Among the records that follow, count the lines with the string "code"; report only that count.

+++ Records provided

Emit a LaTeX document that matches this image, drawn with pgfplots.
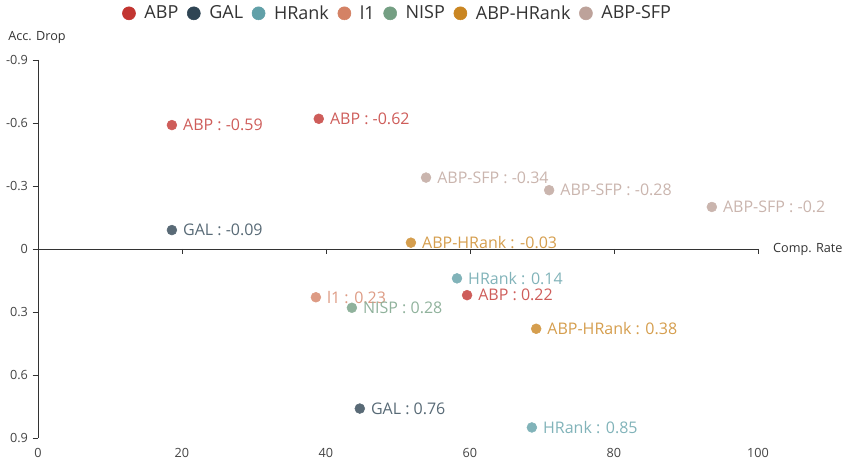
\documentclass[border=0pt]{standalone}
\usepackage{fontspec}
\setmainfont{Open Sans}
\usepackage{pgfplots}
\pgfplotsset{compat=1.18}
\definecolor{cABP}{HTML}{C23531}
\definecolor{cGAL}{HTML}{2F4554}
\definecolor{cHR}{HTML}{61A0A8}
\definecolor{cL1}{HTML}{D48265}
\definecolor{cNISP}{HTML}{749F83}
\definecolor{cAH}{HTML}{CA8622}
\definecolor{cAS}{HTML}{BDA29A}
\definecolor{axgray}{HTML}{333333}
\definecolor{tkgray}{HTML}{444444}
\pgfplotsset{
  pts/.style={only marks, mark=*, mark size=3.7pt, color=#1!80!white,
    nodes near coords, point meta=explicit symbolic,
    every node near coord/.append style={anchor=west, xshift=4.9pt,
      font=\fontsize{12}{14}\selectfont, text=#1!80!white},
    legend image code/.code={\fill[#1] (4.9pt,0pt) circle (4.9pt);}},
}
\begin{document}
\begin{tikzpicture}
\begin{axis}[
  at={(0,0)}, anchor=south west,
  scale only axis, width=540pt, height=283.5pt,
  xmin=0, xmax=100, ymin=-0.9, ymax=0.9, y dir=reverse,
  axis x line*=bottom, axis y line*=left,
  x axis line style={draw=none},
  y axis line style={axgray, -},
  xtick={0,20,40,60,80,100}, ytick={-0.9,-0.6,-0.3,0,0.3,0.6,0.9},
  major x tick style={draw=none},
  major y tick style={axgray},
  tick align=outside, major tick length=4pt,
  /pgf/number format/assume math mode=true,
  /pgf/number format/fixed,
  ticklabel style={font=\fontsize{9.5}{11}\selectfont, text=tkgray},
  clip=false,
  legend columns=-1,
  legend style={draw=none, at={(0.5,1)}, anchor=center, yshift=35pt,
    font=\fontsize{13.5}{15}\selectfont, text=axgray,
    /tikz/every odd column/.append style={column sep=4.5pt},
    /tikz/every even column/.append style={column sep=4.5pt}},
  legend cell align=left,
]
\addplot[pts=cABP] coordinates {
  (18.6,-0.59) [ABP : -0.59]
  (39.0,-0.62) [ABP : -0.62]
  (59.6,0.22) [ABP : 0.22]
};
\addlegendentry{ABP}
\addplot[pts=cGAL] coordinates {
  (18.6,-0.09) [GAL : -0.09]
  (44.7,0.76) [GAL : 0.76]
};
\addlegendentry{GAL}
\addplot[pts=cHR] coordinates {
  (58.2,0.14) [HRank : 0.14]
  (68.6,0.85) [HRank : 0.85]
};
\addlegendentry{HRank}
\addplot[pts=cL1] coordinates {
  (38.6,0.23) [l1 : 0.23]
};
\addlegendentry{l1}
\addplot[pts=cNISP] coordinates {
  (43.6,0.28) [NISP : 0.28]
};
\addlegendentry{NISP}
\addplot[pts=cAH] coordinates {
  (51.8,-0.03) [ABP-HRank : -0.03]
  (69.2,0.38) [ABP-HRank : 0.38]
};
\addlegendentry{ABP-HRank}
\addplot[pts=cAS] coordinates {
  (53.9,-0.34) [ABP-SFP : -0.34]
  (71.0,-0.28) [ABP-SFP : -0.28]
  (93.6,-0.2) [ABP-SFP : -0.2]
};
\addlegendentry{ABP-SFP}
% zero line with its ticks
\draw[axgray] (axis cs:0,0) -- (axis cs:100,0);
\draw[axgray] (axis cs:20,0) -- ([yshift=-4pt]axis cs:20,0);
\draw[axgray] (axis cs:40,0) -- ([yshift=-4pt]axis cs:40,0);
\draw[axgray] (axis cs:60,0) -- ([yshift=-4pt]axis cs:60,0);
\draw[axgray] (axis cs:80,0) -- ([yshift=-4pt]axis cs:80,0);
\draw[axgray] (axis cs:100,0) -- ([yshift=-4pt]axis cs:100,0);
\node[anchor=west, font=\fontsize{9.5}{11}\selectfont, text=axgray]
  at ([xshift=7.9pt]axis cs:100,0) {Comp. Rate};
\node[anchor=west, font=\fontsize{9.5}{11}\selectfont, text=axgray]
  at ([xshift=-25.8pt,yshift=17pt]axis description cs:0,1) {Acc. Drop};
\end{axis}
\useasboundingbox (-28.5pt,-27pt) rectangle (606.75pt,328.5pt);
\end{tikzpicture}
\end{document}
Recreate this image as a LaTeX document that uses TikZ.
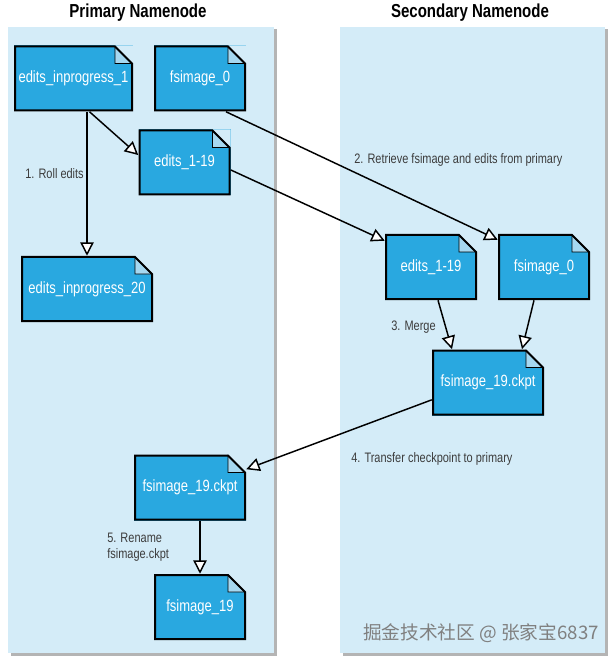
\documentclass[tikz,border=0pt]{standalone}
\usepackage{fontspec}
\setmainfont{Liberation Sans}[FakeStretch=0.8]
\newfontfamily\cjkfont{Noto Sans CJK SC}
\usetikzlibrary{arrows.meta, positioning}
\usepackage{xcolor}

\definecolor{panelblue}{HTML}{D4ECF8}
\definecolor{docblue}{HTML}{29A8E0}
\definecolor{foldblue}{HTML}{A6D8F0}
\definecolor{labelgray}{HTML}{3C3C3C}
\definecolor{shadowgray}{HTML}{B4B4B4}

\newlength{\foldsize}
\setlength{\foldsize}{12.75pt}

\tikzset{
    docfile/.style={rectangle, fill=docblue, text=white, inner sep=0pt,
        minimum height=49.5pt, font=\fontsize{12.2}{14}\selectfont,
        path picture={
            % cut corner, fold and outline, kept inside the node
            \fill[panelblue] (path picture bounding box.north east) -- ++(-\foldsize-1.5pt,0) -- ++(\foldsize+1.5pt,-\foldsize-1.5pt) -- cycle;
            \filldraw[fill=foldblue, draw=black, line width=0.6pt] ([shift={(-\foldsize-0.75pt,-0.75pt)}]path picture bounding box.north east)
                -- ++(0,-\foldsize) -- ++(\foldsize,0) -- cycle;
            \draw[line width=1.5pt, line join=miter]
                ([shift={(-\foldsize-0.75pt,-0.75pt)}]path picture bounding box.north east)
                -- ([shift={(0.75pt,-0.75pt)}]path picture bounding box.north west)
                -- ([shift={(0.75pt,0.75pt)}]path picture bounding box.south west)
                -- ([shift={(-0.75pt,0.75pt)}]path picture bounding box.south east)
                -- ([shift={(-0.75pt,-\foldsize-0.75pt)}]path picture bounding box.north east) -- cycle;
        }},
    small doc/.style={docfile, minimum width=69pt},
    ckpt doc/.style={docfile, minimum width=84pt},
    flow/.style={draw, line width=1.1pt, -{Triangle[fill=white, length=10pt, width=10pt]}},
    lbl/.style={text=labelgray, inner sep=0pt, font=\fontsize{10.3}{12}\selectfont},
    title/.style={inner sep=0pt, font=\fontsize{14.1}{16}\bfseries},
}

\begin{document}
\begin{tikzpicture}[x=0.75pt, y=-0.75pt]
    \useasboundingbox (0,0) rectangle (616,666);

    % Panels with shadow
    \fill[shadowgray] (10.5,29.5) rectangle (277,656);
    \fill[panelblue] (8,27) rectangle (274,653);
    \fill[shadowgray] (342.5,29.5) rectangle (608,656);
    \fill[panelblue] (340,27) rectangle (605,653);

    \node[title] (primary) at (138,13) {Primary Namenode};
    \node[title] (secondary) at (470,13) {Secondary Namenode};

    % Primary side files
    \node[docfile, minimum width=89.25pt] (eip1) at (73.5,78.5) {edits\_inprogress\_1};
    \node[small doc] (fsL) at (200,78.5) {fsimage\_0};
    \node[small doc] (e119L) at (184.5,162.5) {edits\_1-19};
    \node[docfile, minimum width=99pt] (eip20) at (87,289) {edits\_inprogress\_20};
    \node[ckpt doc] (ckL) at (190,487.5) {fsimage\_19.ckpt};
    \node[small doc] (fs19) at (200,607) {fsimage\_19};

    % Secondary side files
    \node[small doc] (e119R) at (431,267) {edits\_1-19};
    \node[small doc] (fsR) at (544,267) {fsimage\_0};
    \node[ckpt doc] (ckR) at (488,382.5) {fsimage\_19.ckpt};

    % Steps
    \draw[flow] ([xshift=12pt]eip1.south) -- ([yshift=5.6pt]e119L.west);
    \draw[flow] (eip20.north |- eip1.south) -- (eip20.north);
    \draw[flow] ([xshift=19.5pt]fsL.south) -- ([yshift=-4.5pt]fsR.north west);
    \draw[flow] ([yshift=-5.6pt]e119L.east) -- ([yshift=-5.25pt]e119R.north west);
    \draw[flow] ([xshift=5.25pt]e119R.south) -- ([xshift=-27pt]ckR.north);
    \draw[flow] ([xshift=-7.5pt]fsR.south) -- ([xshift=25.5pt]ckR.north);
    \draw[flow] ([yshift=-13pt]ckR.west) -- ([yshift=-11.25pt]ckL.north east);
    \draw[flow] (fs19.north |- ckL.south) -- (fs19.north);

    \node[lbl, anchor=east] (roll) at (84,174) {1. Roll edits};
    \node[lbl, anchor=west] (fetch) at (354,160) {2. Retrieve fsimage and edits from primary};
    \node[lbl, anchor=west] (merge) at (391,327) {3. Merge};
    \node[lbl, anchor=west] (send) at (351,459) {4. Transfer checkpoint to primary};
    \node[lbl, anchor=north west, align=left] (rename) at (107,533) {5. Rename\\fsimage.ckpt};

    \node[anchor=east, inner sep=0pt, text=gray, font=\cjkfont\fontsize{14}{16}\selectfont] (mark) at (599,633) {掘金技术社区 @ 张家宝6837};
\end{tikzpicture}
\end{document}
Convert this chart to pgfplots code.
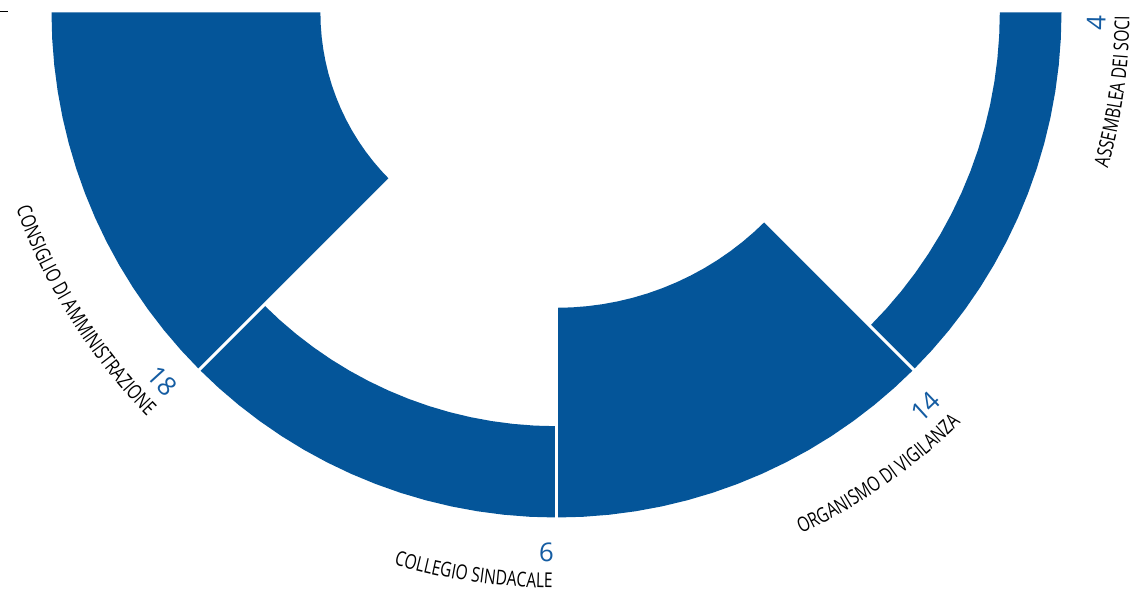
\documentclass[border=0pt]{standalone}
\usepackage{pgfplots}
\pgfplotsset{compat=1.18}
\usepgfplotslibrary{polar}
\usetikzlibrary{decorations.text}
\usepackage{fontspec}
\setmainfont{Liberation Sans}
\newfontfamily\labfont[FakeStretch=0.76]{Open Sans}
\newfontfamily\numfont{Open Sans}
\definecolor{barblue}{RGB}{4,85,153}
\definecolor{numblue}{RGB}{20,92,162}
\newcommand\lab{\labfont\fontsize{20.5}{20.5}\selectfont}
\newcommand\numlab{\numfont\fontsize{26}{26}\selectfont\color{numblue}}

\begin{document}
\begin{tikzpicture}
\begin{axis}[x=1pt, y=1pt, hide axis, scale only axis, clip=false,
  xmin=-556.5, xmax=582.5, ymin=-579.5, ymax=12.5]
% values: Consiglio 18, Collegio 6, Organismo 14, Assemblea 4
% outer radius 505, inner radius = 502.5 - 14.8*value
\addplot[fill=barblue, draw=none, data cs=polar] coordinates {
(180,505) (183,505) (186,505) (189,505) (192,505) (195,505) (198,505) (201,505) (204,505) (207,505) (210,505) (213,505) (216,505) (219,505) (222,505) (225,505)
(225,236.1) (222,236.1) (219,236.1) (216,236.1) (213,236.1) (210,236.1) (207,236.1) (204,236.1) (201,236.1) (198,236.1) (195,236.1) (192,236.1) (189,236.1) (186,236.1) (183,236.1) (180,236.1)
} -- cycle;
\addplot[fill=barblue, draw=none, data cs=polar] coordinates {
(225,505) (228,505) (231,505) (234,505) (237,505) (240,505) (243,505) (246,505) (249,505) (252,505) (255,505) (258,505) (261,505) (264,505) (267,505) (270,505)
(270,413.7) (267,413.7) (264,413.7) (261,413.7) (258,413.7) (255,413.7) (252,413.7) (249,413.7) (246,413.7) (243,413.7) (240,413.7) (237,413.7) (234,413.7) (231,413.7) (228,413.7) (225,413.7)
} -- cycle;
\addplot[fill=barblue, draw=none, data cs=polar] coordinates {
(270,505) (273,505) (276,505) (279,505) (282,505) (285,505) (288,505) (291,505) (294,505) (297,505) (300,505) (303,505) (306,505) (309,505) (312,505) (315,505)
(315,295.3) (312,295.3) (309,295.3) (306,295.3) (303,295.3) (300,295.3) (297,295.3) (294,295.3) (291,295.3) (288,295.3) (285,295.3) (282,295.3) (279,295.3) (276,295.3) (273,295.3) (270,295.3)
} -- cycle;
\addplot[fill=barblue, draw=none, data cs=polar] coordinates {
(315,505) (318,505) (321,505) (324,505) (327,505) (330,505) (333,505) (336,505) (339,505) (342,505) (345,505) (348,505) (351,505) (354,505) (357,505) (360,505)
(360,443.3) (357,443.3) (354,443.3) (351,443.3) (348,443.3) (345,443.3) (342,443.3) (339,443.3) (336,443.3) (333,443.3) (330,443.3) (327,443.3) (324,443.3) (321,443.3) (318,443.3) (315,443.3)
} -- cycle;
% white separators
\addplot[white, line width=3pt, data cs=polar] coordinates {(225,220) (225,512)};
\addplot[white, line width=3pt, data cs=polar] coordinates {(270,280) (270,512)};
\addplot[white, line width=3pt, data cs=polar] coordinates {(315,280) (315,512)};
% small dash top-left
\addplot[black, line width=1.3pt] coordinates {(-556.5,0.8) (-548.5,0.8)};
\coordinate (O) at (axis cs:0,0);
\coordinate (BL) at (axis cs:-556.5,-579.5);
\coordinate (TR) at (axis cs:582.5,12.5);
\end{axis}
% category labels
\path[decorate, decoration={text along path, text align=right,
  text={|\lab|CONSIGLIO DI AMMINISTRAZIONE}}]
  ([shift={(180:575pt)}]O) arc[start angle=180, end angle=224.6, radius=575pt];
\path[decorate, decoration={text along path, text align=right,
  text={|\lab|COLLEGIO SINDACALE}}]
  ([shift={(225:575.5pt)}]O) arc[start angle=225, end angle=269.6, radius=575.5pt];
\path[decorate, decoration={text along path, text align=right,
  text={|\lab|ORGANISMO DI VIGILANZA}}]
  ([shift={(270:576pt)}]O) arc[start angle=270, end angle=314.6, radius=576pt];
\path[decorate, decoration={text along path, text align=right,
  text={|\lab|ASSEMBLEA DEI SOCI}}]
  ([shift={(315:573pt)}]O) arc[start angle=315, end angle=359.6, radius=573pt];
% value labels
\path[decorate, decoration={text along path, text align=right,
  text={|\numlab|18}}]
  ([shift={(200:549pt)}]O) arc[start angle=200, end angle=224.7, radius=549pt];
\path[decorate, decoration={text along path, text align=right,
  text={|\numlab|6}}]
  ([shift={(250:549pt)}]O) arc[start angle=250, end angle=269.7, radius=549pt];
\path[decorate, decoration={text along path, text align=right,
  text={|\numlab|14}}]
  ([shift={(295:549pt)}]O) arc[start angle=295, end angle=314.7, radius=549pt];
\path[decorate, decoration={text along path, text align=right,
  text={|\numlab|4}}]
  ([shift={(340:549pt)}]O) arc[start angle=340, end angle=359.7, radius=549pt];
\pgfresetboundingbox
\useasboundingbox (BL) rectangle (TR);
\end{tikzpicture}
\end{document}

++++++

◆ Exercise solution:
2